**Description of the task**
Images are not part of the copy; write out the rest of the data exactly as given.

[START Provided material]

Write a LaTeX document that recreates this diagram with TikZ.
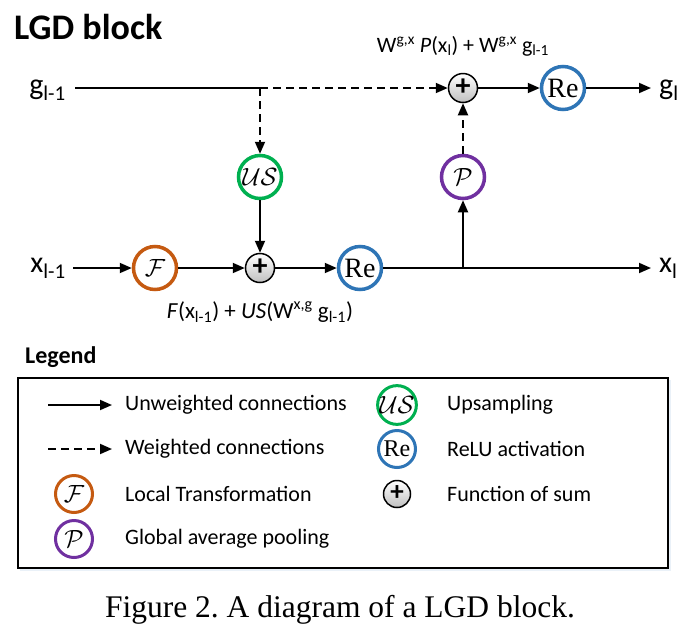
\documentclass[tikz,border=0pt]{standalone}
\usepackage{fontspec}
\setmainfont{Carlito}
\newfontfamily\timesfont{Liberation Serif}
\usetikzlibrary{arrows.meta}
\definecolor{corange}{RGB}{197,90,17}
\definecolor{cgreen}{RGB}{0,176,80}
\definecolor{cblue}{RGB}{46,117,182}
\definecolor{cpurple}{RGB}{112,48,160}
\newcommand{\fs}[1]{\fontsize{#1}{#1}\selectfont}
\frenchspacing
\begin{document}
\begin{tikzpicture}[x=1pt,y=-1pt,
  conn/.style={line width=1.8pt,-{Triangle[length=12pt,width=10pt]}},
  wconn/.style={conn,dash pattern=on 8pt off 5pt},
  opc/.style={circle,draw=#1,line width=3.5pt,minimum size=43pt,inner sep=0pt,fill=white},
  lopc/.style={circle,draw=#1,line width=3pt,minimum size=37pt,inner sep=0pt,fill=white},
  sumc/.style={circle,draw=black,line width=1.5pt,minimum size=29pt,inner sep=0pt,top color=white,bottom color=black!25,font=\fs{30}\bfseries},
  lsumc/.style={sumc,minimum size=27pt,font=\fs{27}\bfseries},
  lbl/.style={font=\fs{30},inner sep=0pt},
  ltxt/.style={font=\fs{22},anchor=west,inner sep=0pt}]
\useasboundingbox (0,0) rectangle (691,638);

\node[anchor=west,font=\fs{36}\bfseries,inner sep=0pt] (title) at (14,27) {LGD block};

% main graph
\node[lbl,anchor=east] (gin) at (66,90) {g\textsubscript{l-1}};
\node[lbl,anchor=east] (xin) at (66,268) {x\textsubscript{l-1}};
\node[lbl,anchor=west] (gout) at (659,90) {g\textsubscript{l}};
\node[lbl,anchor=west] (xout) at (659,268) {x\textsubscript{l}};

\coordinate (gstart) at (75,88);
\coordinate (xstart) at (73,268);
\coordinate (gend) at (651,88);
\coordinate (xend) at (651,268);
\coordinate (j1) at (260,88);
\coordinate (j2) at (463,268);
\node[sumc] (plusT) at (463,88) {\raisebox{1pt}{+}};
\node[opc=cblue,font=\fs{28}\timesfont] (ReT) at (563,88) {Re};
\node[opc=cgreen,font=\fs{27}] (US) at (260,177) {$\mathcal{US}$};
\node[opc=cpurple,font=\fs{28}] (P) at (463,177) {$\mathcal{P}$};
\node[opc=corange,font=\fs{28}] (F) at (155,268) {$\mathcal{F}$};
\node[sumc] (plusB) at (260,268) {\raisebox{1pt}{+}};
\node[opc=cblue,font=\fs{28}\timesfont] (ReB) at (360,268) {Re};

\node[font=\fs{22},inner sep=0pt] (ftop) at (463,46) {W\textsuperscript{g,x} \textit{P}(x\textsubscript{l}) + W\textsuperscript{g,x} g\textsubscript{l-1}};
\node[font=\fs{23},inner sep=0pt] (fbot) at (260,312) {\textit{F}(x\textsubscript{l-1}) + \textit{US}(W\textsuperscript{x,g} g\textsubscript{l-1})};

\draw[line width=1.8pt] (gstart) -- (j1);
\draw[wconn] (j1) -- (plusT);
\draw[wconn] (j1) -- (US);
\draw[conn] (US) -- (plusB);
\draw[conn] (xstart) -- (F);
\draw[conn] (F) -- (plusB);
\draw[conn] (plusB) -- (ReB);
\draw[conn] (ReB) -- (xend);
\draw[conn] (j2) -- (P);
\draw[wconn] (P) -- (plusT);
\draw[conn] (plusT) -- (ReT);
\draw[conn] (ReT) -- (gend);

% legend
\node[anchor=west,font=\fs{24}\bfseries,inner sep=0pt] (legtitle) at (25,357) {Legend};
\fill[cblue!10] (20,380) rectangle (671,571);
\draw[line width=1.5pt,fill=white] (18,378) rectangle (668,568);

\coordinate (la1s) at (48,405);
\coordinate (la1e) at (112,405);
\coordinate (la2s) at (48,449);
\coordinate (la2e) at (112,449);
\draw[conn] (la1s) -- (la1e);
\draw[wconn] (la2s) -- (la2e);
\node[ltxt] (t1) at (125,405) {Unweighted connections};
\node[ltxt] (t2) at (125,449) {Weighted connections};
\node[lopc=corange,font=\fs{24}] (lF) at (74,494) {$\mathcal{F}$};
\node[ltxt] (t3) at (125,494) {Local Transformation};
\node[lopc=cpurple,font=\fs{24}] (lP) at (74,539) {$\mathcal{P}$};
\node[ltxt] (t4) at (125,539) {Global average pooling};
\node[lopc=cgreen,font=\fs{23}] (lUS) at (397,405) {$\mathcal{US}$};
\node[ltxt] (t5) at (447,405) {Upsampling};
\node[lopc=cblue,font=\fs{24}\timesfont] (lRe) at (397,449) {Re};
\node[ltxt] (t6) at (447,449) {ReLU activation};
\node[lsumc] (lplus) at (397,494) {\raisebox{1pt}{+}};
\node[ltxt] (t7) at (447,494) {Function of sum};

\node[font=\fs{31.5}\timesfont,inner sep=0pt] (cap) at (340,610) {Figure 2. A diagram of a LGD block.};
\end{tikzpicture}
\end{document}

[END Provided material]

**Reply**
Write a LaTeX document that recreates this diagram with TikZ.
\documentclass[tikz,border=0pt]{standalone}
\usepackage{fontspec}
\setmainfont{Carlito}
\newfontfamily\timesfont{Liberation Serif}
\usetikzlibrary{arrows.meta}
\definecolor{corange}{RGB}{197,90,17}
\definecolor{cgreen}{RGB}{0,176,80}
\definecolor{cblue}{RGB}{46,117,182}
\definecolor{cpurple}{RGB}{112,48,160}
\newcommand{\fs}[1]{\fontsize{#1}{#1}\selectfont}
\frenchspacing
\begin{document}
\begin{tikzpicture}[x=1pt,y=-1pt,
  conn/.style={line width=1.8pt,-{Triangle[length=12pt,width=10pt]}},
  wconn/.style={conn,dash pattern=on 8pt off 5pt},
  opc/.style={circle,draw=#1,line width=3.5pt,minimum size=43pt,inner sep=0pt,fill=white},
  lopc/.style={circle,draw=#1,line width=3pt,minimum size=37pt,inner sep=0pt,fill=white},
  sumc/.style={circle,draw=black,line width=1.5pt,minimum size=29pt,inner sep=0pt,top color=white,bottom color=black!25,font=\fs{30}\bfseries},
  lsumc/.style={sumc,minimum size=27pt,font=\fs{27}\bfseries},
  lbl/.style={font=\fs{30},inner sep=0pt},
  ltxt/.style={font=\fs{22},anchor=west,inner sep=0pt}]
\useasboundingbox (0,0) rectangle (691,638);

\node[anchor=west,font=\fs{36}\bfseries,inner sep=0pt] (title) at (14,27) {LGD block};

% main graph
\node[lbl,anchor=east] (gin) at (66,90) {g\textsubscript{l-1}};
\node[lbl,anchor=east] (xin) at (66,268) {x\textsubscript{l-1}};
\node[lbl,anchor=west] (gout) at (659,90) {g\textsubscript{l}};
\node[lbl,anchor=west] (xout) at (659,268) {x\textsubscript{l}};

\coordinate (gstart) at (75,88);
\coordinate (xstart) at (73,268);
\coordinate (gend) at (651,88);
\coordinate (xend) at (651,268);
\coordinate (j1) at (260,88);
\coordinate (j2) at (463,268);
\node[sumc] (plusT) at (463,88) {\raisebox{1pt}{+}};
\node[opc=cblue,font=\fs{28}\timesfont] (ReT) at (563,88) {Re};
\node[opc=cgreen,font=\fs{27}] (US) at (260,177) {$\mathcal{US}$};
\node[opc=cpurple,font=\fs{28}] (P) at (463,177) {$\mathcal{P}$};
\node[opc=corange,font=\fs{28}] (F) at (155,268) {$\mathcal{F}$};
\node[sumc] (plusB) at (260,268) {\raisebox{1pt}{+}};
\node[opc=cblue,font=\fs{28}\timesfont] (ReB) at (360,268) {Re};

\node[font=\fs{22},inner sep=0pt] (ftop) at (463,46) {W\textsuperscript{g,x} \textit{P}(x\textsubscript{l}) + W\textsuperscript{g,x} g\textsubscript{l-1}};
\node[font=\fs{23},inner sep=0pt] (fbot) at (260,312) {\textit{F}(x\textsubscript{l-1}) + \textit{US}(W\textsuperscript{x,g} g\textsubscript{l-1})};

\draw[line width=1.8pt] (gstart) -- (j1);
\draw[wconn] (j1) -- (plusT);
\draw[wconn] (j1) -- (US);
\draw[conn] (US) -- (plusB);
\draw[conn] (xstart) -- (F);
\draw[conn] (F) -- (plusB);
\draw[conn] (plusB) -- (ReB);
\draw[conn] (ReB) -- (xend);
\draw[conn] (j2) -- (P);
\draw[wconn] (P) -- (plusT);
\draw[conn] (plusT) -- (ReT);
\draw[conn] (ReT) -- (gend);

% legend
\node[anchor=west,font=\fs{24}\bfseries,inner sep=0pt] (legtitle) at (25,357) {Legend};
\fill[cblue!10] (20,380) rectangle (671,571);
\draw[line width=1.5pt,fill=white] (18,378) rectangle (668,568);

\coordinate (la1s) at (48,405);
\coordinate (la1e) at (112,405);
\coordinate (la2s) at (48,449);
\coordinate (la2e) at (112,449);
\draw[conn] (la1s) -- (la1e);
\draw[wconn] (la2s) -- (la2e);
\node[ltxt] (t1) at (125,405) {Unweighted connections};
\node[ltxt] (t2) at (125,449) {Weighted connections};
\node[lopc=corange,font=\fs{24}] (lF) at (74,494) {$\mathcal{F}$};
\node[ltxt] (t3) at (125,494) {Local Transformation};
\node[lopc=cpurple,font=\fs{24}] (lP) at (74,539) {$\mathcal{P}$};
\node[ltxt] (t4) at (125,539) {Global average pooling};
\node[lopc=cgreen,font=\fs{23}] (lUS) at (397,405) {$\mathcal{US}$};
\node[ltxt] (t5) at (447,405) {Upsampling};
\node[lopc=cblue,font=\fs{24}\timesfont] (lRe) at (397,449) {Re};
\node[ltxt] (t6) at (447,449) {ReLU activation};
\node[lsumc] (lplus) at (397,494) {\raisebox{1pt}{+}};
\node[ltxt] (t7) at (447,494) {Function of sum};

\node[font=\fs{31.5}\timesfont,inner sep=0pt] (cap) at (340,610) {Figure 2. A diagram of a LGD block.};
\end{tikzpicture}
\end{document}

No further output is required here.